/---

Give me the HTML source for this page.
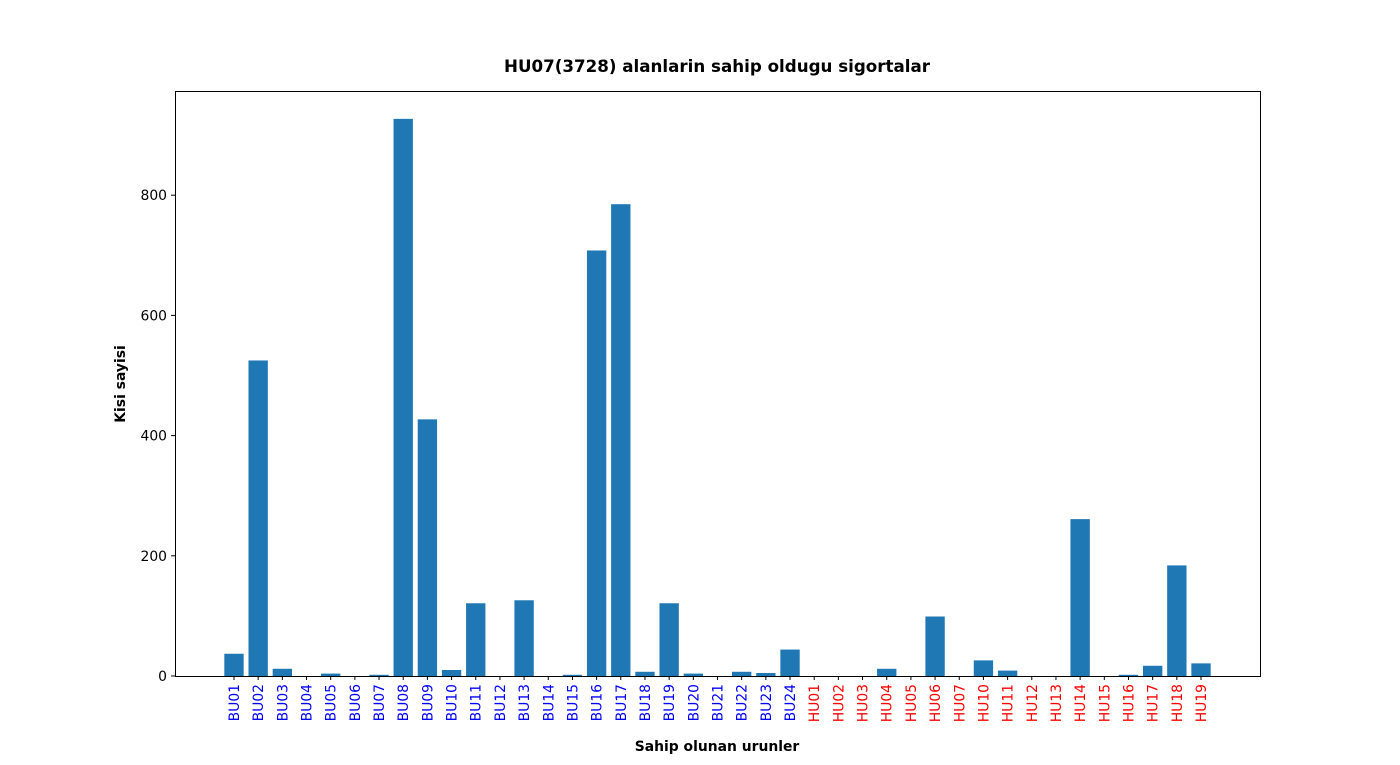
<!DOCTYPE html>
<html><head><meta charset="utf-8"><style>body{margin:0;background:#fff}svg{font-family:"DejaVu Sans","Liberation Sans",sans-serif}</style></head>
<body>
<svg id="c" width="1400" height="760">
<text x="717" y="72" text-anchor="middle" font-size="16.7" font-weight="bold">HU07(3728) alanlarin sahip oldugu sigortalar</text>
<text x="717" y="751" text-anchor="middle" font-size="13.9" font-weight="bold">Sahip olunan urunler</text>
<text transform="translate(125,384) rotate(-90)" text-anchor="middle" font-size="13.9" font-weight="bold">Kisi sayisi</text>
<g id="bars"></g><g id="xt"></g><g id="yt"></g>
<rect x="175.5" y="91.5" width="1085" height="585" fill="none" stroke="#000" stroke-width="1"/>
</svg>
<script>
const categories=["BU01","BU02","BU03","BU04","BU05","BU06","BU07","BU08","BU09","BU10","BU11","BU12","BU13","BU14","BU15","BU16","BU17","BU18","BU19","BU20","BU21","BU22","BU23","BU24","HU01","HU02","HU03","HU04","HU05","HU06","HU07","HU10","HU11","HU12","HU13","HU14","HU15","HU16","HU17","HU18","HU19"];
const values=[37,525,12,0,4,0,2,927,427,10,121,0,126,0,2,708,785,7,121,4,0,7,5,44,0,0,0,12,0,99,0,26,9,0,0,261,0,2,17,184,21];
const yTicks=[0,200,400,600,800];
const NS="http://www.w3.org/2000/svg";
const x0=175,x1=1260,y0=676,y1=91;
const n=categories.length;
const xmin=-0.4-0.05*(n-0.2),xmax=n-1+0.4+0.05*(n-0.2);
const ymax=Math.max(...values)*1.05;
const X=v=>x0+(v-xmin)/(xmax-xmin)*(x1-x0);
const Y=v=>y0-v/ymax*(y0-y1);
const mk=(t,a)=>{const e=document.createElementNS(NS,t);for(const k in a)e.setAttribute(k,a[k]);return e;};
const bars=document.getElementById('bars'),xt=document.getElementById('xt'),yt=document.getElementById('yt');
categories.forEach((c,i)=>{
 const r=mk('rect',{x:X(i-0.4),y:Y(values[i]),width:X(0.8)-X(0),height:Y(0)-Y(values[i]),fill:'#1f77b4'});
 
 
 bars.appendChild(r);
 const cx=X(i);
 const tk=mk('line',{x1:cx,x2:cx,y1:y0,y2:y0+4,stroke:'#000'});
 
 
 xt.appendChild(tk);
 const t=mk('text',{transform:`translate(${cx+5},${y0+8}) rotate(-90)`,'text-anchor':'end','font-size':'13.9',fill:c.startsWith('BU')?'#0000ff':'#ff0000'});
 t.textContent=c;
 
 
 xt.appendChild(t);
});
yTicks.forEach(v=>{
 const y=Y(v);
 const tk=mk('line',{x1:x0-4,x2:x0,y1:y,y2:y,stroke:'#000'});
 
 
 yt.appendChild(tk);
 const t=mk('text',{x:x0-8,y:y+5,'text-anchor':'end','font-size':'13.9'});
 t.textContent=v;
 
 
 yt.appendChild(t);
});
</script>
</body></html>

\---

- _SHORT EXERCISE_: Give the material again exactly as it is, but keep the pictures out.

- _EXERCISE RESPONSE_:
Give me the HTML source for this page.
<!DOCTYPE html>
<html><head><meta charset="utf-8"><style>body{margin:0;background:#fff}svg{font-family:"DejaVu Sans","Liberation Sans",sans-serif}</style></head>
<body>
<svg id="c" width="1400" height="760">
<text x="717" y="72" text-anchor="middle" font-size="16.7" font-weight="bold">HU07(3728) alanlarin sahip oldugu sigortalar</text>
<text x="717" y="751" text-anchor="middle" font-size="13.9" font-weight="bold">Sahip olunan urunler</text>
<text transform="translate(125,384) rotate(-90)" text-anchor="middle" font-size="13.9" font-weight="bold">Kisi sayisi</text>
<g id="bars"></g><g id="xt"></g><g id="yt"></g>
<rect x="175.5" y="91.5" width="1085" height="585" fill="none" stroke="#000" stroke-width="1"/>
</svg>
<script>
const categories=["BU01","BU02","BU03","BU04","BU05","BU06","BU07","BU08","BU09","BU10","BU11","BU12","BU13","BU14","BU15","BU16","BU17","BU18","BU19","BU20","BU21","BU22","BU23","BU24","HU01","HU02","HU03","HU04","HU05","HU06","HU07","HU10","HU11","HU12","HU13","HU14","HU15","HU16","HU17","HU18","HU19"];
const values=[37,525,12,0,4,0,2,927,427,10,121,0,126,0,2,708,785,7,121,4,0,7,5,44,0,0,0,12,0,99,0,26,9,0,0,261,0,2,17,184,21];
const yTicks=[0,200,400,600,800];
const NS="http://www.w3.org/2000/svg";
const x0=175,x1=1260,y0=676,y1=91;
const n=categories.length;
const xmin=-0.4-0.05*(n-0.2),xmax=n-1+0.4+0.05*(n-0.2);
const ymax=Math.max(...values)*1.05;
const X=v=>x0+(v-xmin)/(xmax-xmin)*(x1-x0);
const Y=v=>y0-v/ymax*(y0-y1);
const mk=(t,a)=>{const e=document.createElementNS(NS,t);for(const k in a)e.setAttribute(k,a[k]);return e;};
const bars=document.getElementById('bars'),xt=document.getElementById('xt'),yt=document.getElementById('yt');
categories.forEach((c,i)=>{
 const r=mk('rect',{x:X(i-0.4),y:Y(values[i]),width:X(0.8)-X(0),height:Y(0)-Y(values[i]),fill:'#1f77b4'});
 
 
 bars.appendChild(r);
 const cx=X(i);
 const tk=mk('line',{x1:cx,x2:cx,y1:y0,y2:y0+4,stroke:'#000'});
 
 
 xt.appendChild(tk);
 const t=mk('text',{transform:`translate(${cx+5},${y0+8}) rotate(-90)`,'text-anchor':'end','font-size':'13.9',fill:c.startsWith('BU')?'#0000ff':'#ff0000'});
 t.textContent=c;
 
 
 xt.appendChild(t);
});
yTicks.forEach(v=>{
 const y=Y(v);
 const tk=mk('line',{x1:x0-4,x2:x0,y1:y,y2:y,stroke:'#000'});
 
 
 yt.appendChild(tk);
 const t=mk('text',{x:x0-8,y:y+5,'text-anchor':'end','font-size':'13.9'});
 t.textContent=v;
 
 
 yt.appendChild(t);
});
</script>
</body></html>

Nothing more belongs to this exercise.